▶ _Goal_
Every entry below must appear again, exactly as written.

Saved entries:

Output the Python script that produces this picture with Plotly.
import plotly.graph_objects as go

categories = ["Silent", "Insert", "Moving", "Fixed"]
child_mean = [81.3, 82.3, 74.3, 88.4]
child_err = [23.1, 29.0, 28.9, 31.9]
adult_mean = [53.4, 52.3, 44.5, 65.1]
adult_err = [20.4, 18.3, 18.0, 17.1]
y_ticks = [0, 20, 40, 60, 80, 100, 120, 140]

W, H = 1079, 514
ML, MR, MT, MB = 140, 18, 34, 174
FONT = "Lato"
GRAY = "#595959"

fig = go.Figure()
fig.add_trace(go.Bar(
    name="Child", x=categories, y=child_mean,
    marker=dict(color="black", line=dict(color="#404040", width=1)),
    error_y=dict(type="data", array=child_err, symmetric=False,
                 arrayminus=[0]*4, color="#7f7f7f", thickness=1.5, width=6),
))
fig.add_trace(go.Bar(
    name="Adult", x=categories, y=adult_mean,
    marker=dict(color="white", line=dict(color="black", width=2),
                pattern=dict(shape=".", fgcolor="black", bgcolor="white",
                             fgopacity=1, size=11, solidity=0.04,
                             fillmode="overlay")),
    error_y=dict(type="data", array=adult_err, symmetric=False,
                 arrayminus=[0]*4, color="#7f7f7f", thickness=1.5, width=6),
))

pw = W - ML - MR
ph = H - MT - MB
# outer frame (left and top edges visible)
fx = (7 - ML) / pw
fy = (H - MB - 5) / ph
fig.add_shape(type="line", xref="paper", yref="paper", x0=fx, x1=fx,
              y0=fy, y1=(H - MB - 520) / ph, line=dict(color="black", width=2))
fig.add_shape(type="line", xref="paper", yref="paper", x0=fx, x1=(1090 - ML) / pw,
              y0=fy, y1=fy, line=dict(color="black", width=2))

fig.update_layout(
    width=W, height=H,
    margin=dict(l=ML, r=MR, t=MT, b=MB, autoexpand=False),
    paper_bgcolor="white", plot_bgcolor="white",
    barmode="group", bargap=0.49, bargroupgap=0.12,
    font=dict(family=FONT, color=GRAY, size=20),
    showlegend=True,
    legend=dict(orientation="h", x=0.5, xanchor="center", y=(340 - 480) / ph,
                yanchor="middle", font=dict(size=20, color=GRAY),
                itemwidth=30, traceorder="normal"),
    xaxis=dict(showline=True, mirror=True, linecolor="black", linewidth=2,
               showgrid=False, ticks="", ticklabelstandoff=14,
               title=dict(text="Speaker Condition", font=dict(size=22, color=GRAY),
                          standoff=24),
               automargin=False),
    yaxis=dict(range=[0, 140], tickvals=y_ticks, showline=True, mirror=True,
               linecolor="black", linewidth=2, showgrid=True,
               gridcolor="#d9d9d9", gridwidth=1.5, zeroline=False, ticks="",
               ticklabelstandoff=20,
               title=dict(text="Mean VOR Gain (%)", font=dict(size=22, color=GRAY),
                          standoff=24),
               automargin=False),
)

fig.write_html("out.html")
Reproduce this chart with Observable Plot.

▶ _Written answer_
Output the Python script that produces this picture with Plotly.
import plotly.graph_objects as go

categories = ["Silent", "Insert", "Moving", "Fixed"]
child_mean = [81.3, 82.3, 74.3, 88.4]
child_err = [23.1, 29.0, 28.9, 31.9]
adult_mean = [53.4, 52.3, 44.5, 65.1]
adult_err = [20.4, 18.3, 18.0, 17.1]
y_ticks = [0, 20, 40, 60, 80, 100, 120, 140]

W, H = 1079, 514
ML, MR, MT, MB = 140, 18, 34, 174
FONT = "Lato"
GRAY = "#595959"

fig = go.Figure()
fig.add_trace(go.Bar(
    name="Child", x=categories, y=child_mean,
    marker=dict(color="black", line=dict(color="#404040", width=1)),
    error_y=dict(type="data", array=child_err, symmetric=False,
                 arrayminus=[0]*4, color="#7f7f7f", thickness=1.5, width=6),
))
fig.add_trace(go.Bar(
    name="Adult", x=categories, y=adult_mean,
    marker=dict(color="white", line=dict(color="black", width=2),
                pattern=dict(shape=".", fgcolor="black", bgcolor="white",
                             fgopacity=1, size=11, solidity=0.04,
                             fillmode="overlay")),
    error_y=dict(type="data", array=adult_err, symmetric=False,
                 arrayminus=[0]*4, color="#7f7f7f", thickness=1.5, width=6),
))

pw = W - ML - MR
ph = H - MT - MB
# outer frame (left and top edges visible)
fx = (7 - ML) / pw
fy = (H - MB - 5) / ph
fig.add_shape(type="line", xref="paper", yref="paper", x0=fx, x1=fx,
              y0=fy, y1=(H - MB - 520) / ph, line=dict(color="black", width=2))
fig.add_shape(type="line", xref="paper", yref="paper", x0=fx, x1=(1090 - ML) / pw,
              y0=fy, y1=fy, line=dict(color="black", width=2))

fig.update_layout(
    width=W, height=H,
    margin=dict(l=ML, r=MR, t=MT, b=MB, autoexpand=False),
    paper_bgcolor="white", plot_bgcolor="white",
    barmode="group", bargap=0.49, bargroupgap=0.12,
    font=dict(family=FONT, color=GRAY, size=20),
    showlegend=True,
    legend=dict(orientation="h", x=0.5, xanchor="center", y=(340 - 480) / ph,
                yanchor="middle", font=dict(size=20, color=GRAY),
                itemwidth=30, traceorder="normal"),
    xaxis=dict(showline=True, mirror=True, linecolor="black", linewidth=2,
               showgrid=False, ticks="", ticklabelstandoff=14,
               title=dict(text="Speaker Condition", font=dict(size=22, color=GRAY),
                          standoff=24),
               automargin=False),
    yaxis=dict(range=[0, 140], tickvals=y_ticks, showline=True, mirror=True,
               linecolor="black", linewidth=2, showgrid=True,
               gridcolor="#d9d9d9", gridwidth=1.5, zeroline=False, ticks="",
               ticklabelstandoff=20,
               title=dict(text="Mean VOR Gain (%)", font=dict(size=22, color=GRAY),
                          standoff=24),
               automargin=False),
)

fig.write_html("out.html")
Reproduce this chart with Observable Plot.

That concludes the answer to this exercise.